• [PROVIDED MATERIAL]
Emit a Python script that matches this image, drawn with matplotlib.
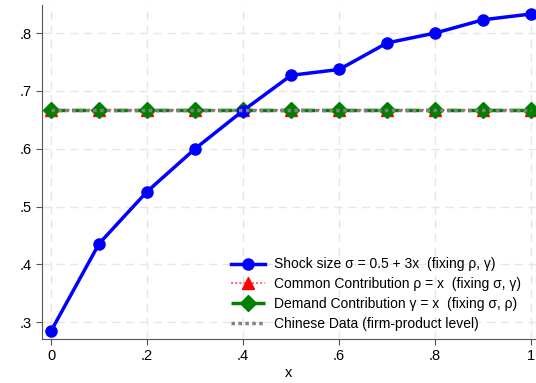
import matplotlib.pyplot as plt
import numpy as np

plt.rcParams['font.family'] = ['Liberation Sans', 'DejaVu Sans']

x = [0, 0.1, 0.2, 0.3, 0.4, 0.5, 0.6, 0.7, 0.8, 0.9, 1.0]
shock = [0.285, 0.436, 0.526, 0.600, 0.666, 0.727, 0.737, 0.783, 0.800, 0.823, 0.833]
common = [0.667] * 11
demand = [0.667] * 11
chinese = [0.667] * 11

xticks = [0, 0.2, 0.4, 0.6, 0.8, 1.0]
xlabels = ["0", ".2", ".4", ".6", ".8", "1"]
yticks = [0.3, 0.4, 0.5, 0.6, 0.7, 0.8]
ylabels = [".3", ".4", ".5", ".6", ".7", ".8"]

fig = plt.figure(figsize=(5.36, 3.83), dpi=100)
ax = fig.add_axes([42 / 536, 44 / 383, 494 / 536, 334 / 383])

ax.plot(x, shock, color="blue", lw=2.5, marker="o", ms=8,
        label="Shock size σ = 0.5 + 3x  (fixing ρ, γ)", zorder=5)
ax.plot(x, common, color="#ff7070", lw=1.5, ls=(0, (1, 1)), marker="^", ms=8,
        mfc="red", mec="red",
        label="Common Contribution ρ = x  (fixing σ, γ)", zorder=3)
ax.plot(x, demand, color="green", lw=2.5, ls=(0, (4, 2)), marker="D", ms=8,
        label="Demand Contribution γ = x  (fixing σ, ρ)", zorder=4)
ax.plot(x, chinese, color="gray", lw=2.5, ls=(0, (1, 1)),
        label="Chinese Data (firm-product level)", zorder=6)

ax.set_xlim(-0.019, 1.01)
ax.set_ylim(0.271, 0.8485)
ax.set_xticks(xticks, xlabels)
ax.set_yticks(yticks, ylabels)
ax.set_xlabel("x", fontsize=10.5, labelpad=2)
ax.tick_params(labelsize=10.5, direction="out", length=4, color="#555555")
ax.grid(True, color="#e6e6e6", ls=(0, (6, 4)), lw=1)
ax.set_axisbelow(True)
for s in ["top", "right"]:
    ax.spines[s].set_visible(False)
ax.spines["left"].set_color("#555555")
ax.spines["bottom"].set_color("#555555")

ax.legend(loc="lower right", bbox_to_anchor=(0.99, -0.005), frameon=False,
          fontsize=10, handlelength=2.4, handletextpad=0.7, labelspacing=0.42,
          borderaxespad=0.3)

fig.savefig("out.png", dpi=100)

• [WHAT THE TASK ASKS]
From the data above, gather every line that includes the word "matplotlib".

• [ANSWER FOR THE TASK]
Emit a Python script that matches this image, drawn with matplotlib.
import matplotlib.pyplot as plt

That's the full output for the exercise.